Tenants on Hauzed can build a verified profile, upload supporting documents securely, and send requests to landlords without relying on anonymous message channels or scam-prone groups. Landlords receive better-qualified interest and manage conversations, viewings, and applications from one place. Whether you are searching for your first Dublin flat or relocating from abroad, browse verified Dublin rentals on Hauzed and start your search on solid ground.
FAQ
What is the difference between a tenant and a licensee in Ireland?
A tenant holds rights under the Residential Tenancies Act, including security of tenure and RTB dispute access. A licensee, typically someone renting in the landlord's home, has no such statutory protections.

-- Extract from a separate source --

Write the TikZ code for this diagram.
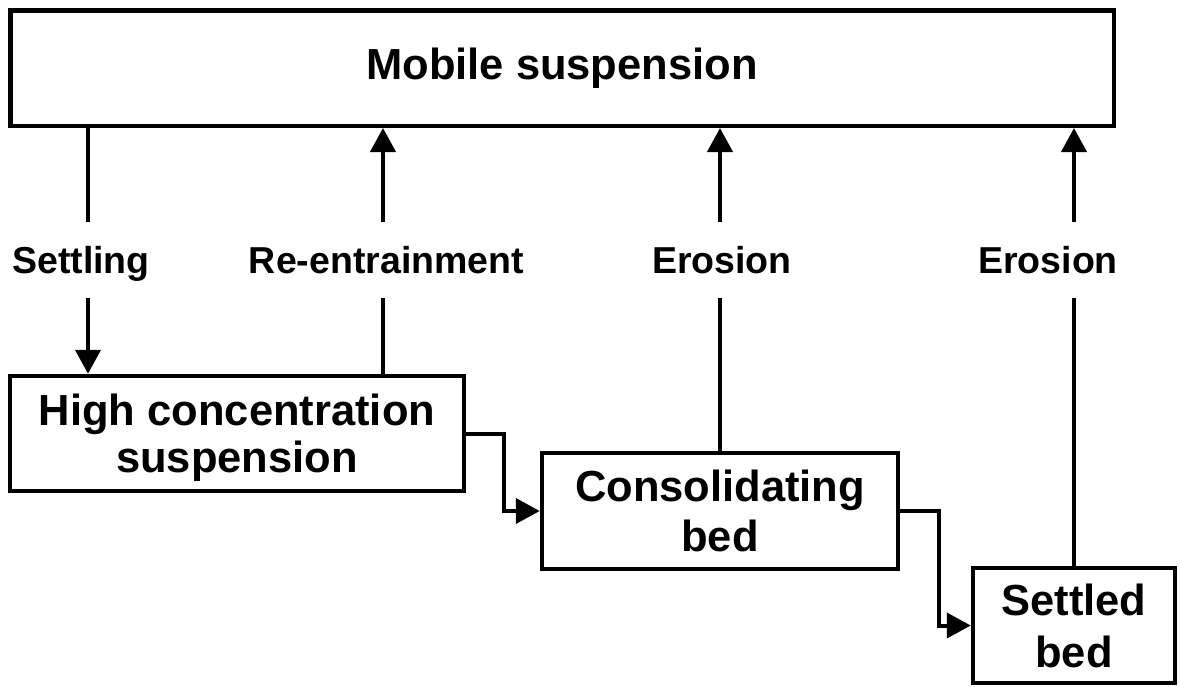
\documentclass[tikz,border=0pt]{standalone}
\usepackage{fontspec}
\setmainfont{Liberation Sans}
\usetikzlibrary{arrows.meta}
\begin{document}
\begin{tikzpicture}[x=1pt,y=-1pt,
  box/.style={draw, line width=4.5pt, inner sep=0pt, align=center,
    font=\fontsize{43.5}{47}\selectfont\bfseries},
  lab/.style={inner sep=0pt, outer sep=0pt, minimum height=76pt,
    text height=26.8pt, text depth=0pt,
    font=\fontsize{37.5}{40}\selectfont\bfseries},
  link/.style={line width=4pt},
  arr/.style={link, -{Triangle[length=24pt,width=25pt]}}]

% canvas
\fill[white] (0,0) rectangle (1180,686);
\useasboundingbox (0,0) rectangle (1180,686);

% states
\node[box, minimum width=1103.5pt, minimum height=115.5pt] (mob) at (562,68) {Mobile suspension};
\node[box, text depth=0pt, minimum width=454pt, minimum height=115pt] (hcs) at (237,433.5) {High concentration\\suspension};
\node[box, text depth=0pt, minimum width=356pt, minimum height=116pt] (cb) at (720,511) {Consolidating\\[3pt]bed};
\node[box, text depth=0pt, minimum width=202pt, minimum height=115pt] (sb) at (1074,625.5) {Settled\\[5pt]bed};

% process labels
\node[lab] (lset) at (81,260) {Settling};
\node[lab] (lre) at (386.5,260) {Re-entrainment};
\node[lab] (ler1) at (722,260) {Erosion};
\node[lab] (ler2) at (1048,260) {Erosion};

% x positions of the two left-hand exchanges
\coordinate (xs) at (88,0);
\coordinate (xr) at (383,0);

% settling
\draw[link] (mob.south -| xs) -- (lset.north -| xs);
\draw[arr] (lset.south -| xs) -- (hcs.north -| xs);
% re-entrainment
\draw[link] (hcs.north -| xr) -- (lre.south -| xr);
\draw[arr] (lre.north -| xr) -- (mob.south -| xr);
% erosion of the consolidating bed
\draw[link] (cb.north) -- (ler1.south -| cb.north);
\draw[arr] (ler1.north -| cb.north) -- (mob.south -| cb.north);
% erosion of the settled bed
\draw[link] (sb.north) -- (ler2.south -| sb.north);
\draw[arr] (ler2.north -| sb.north) -- (mob.south -| sb.north);

% consolidation sequence
\draw[arr] (hcs.east) -- ++(38,0) |- (cb.west);
\draw[arr] (cb.east) -- ++(39,0) |- (sb.west);
\end{tikzpicture}
\end{document}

How much can a Dublin landlord increase rent in 2026?
Most landlords can raise rent once per year by 2% or CPI, whichever is lower, with 90 days' written notice. New builds where construction began after 10 june 2025 are subject to CPI increases only, with no 2% cap.
When do I gain security of tenure in Dublin?
You gain security of tenure after six continuous months of occupancy without receiving a valid termination notice. This applies regardless of whether you are on a fixed-term or periodic lease.
What documents should I prepare for a Dublin rental application?
Prepare photo ID, three recent payslips or proof of income, a previous landlord reference, and an employer reference. Having these ready before you search lets you respond to listings the same day.
What can I do if my landlord refuses to carry out repairs?
Send a written repair request by email and keep a copy. If the landlord does not respond, contact Threshold for free advice or lodge a dispute with the RTB, which offers mediation and formal adjudication.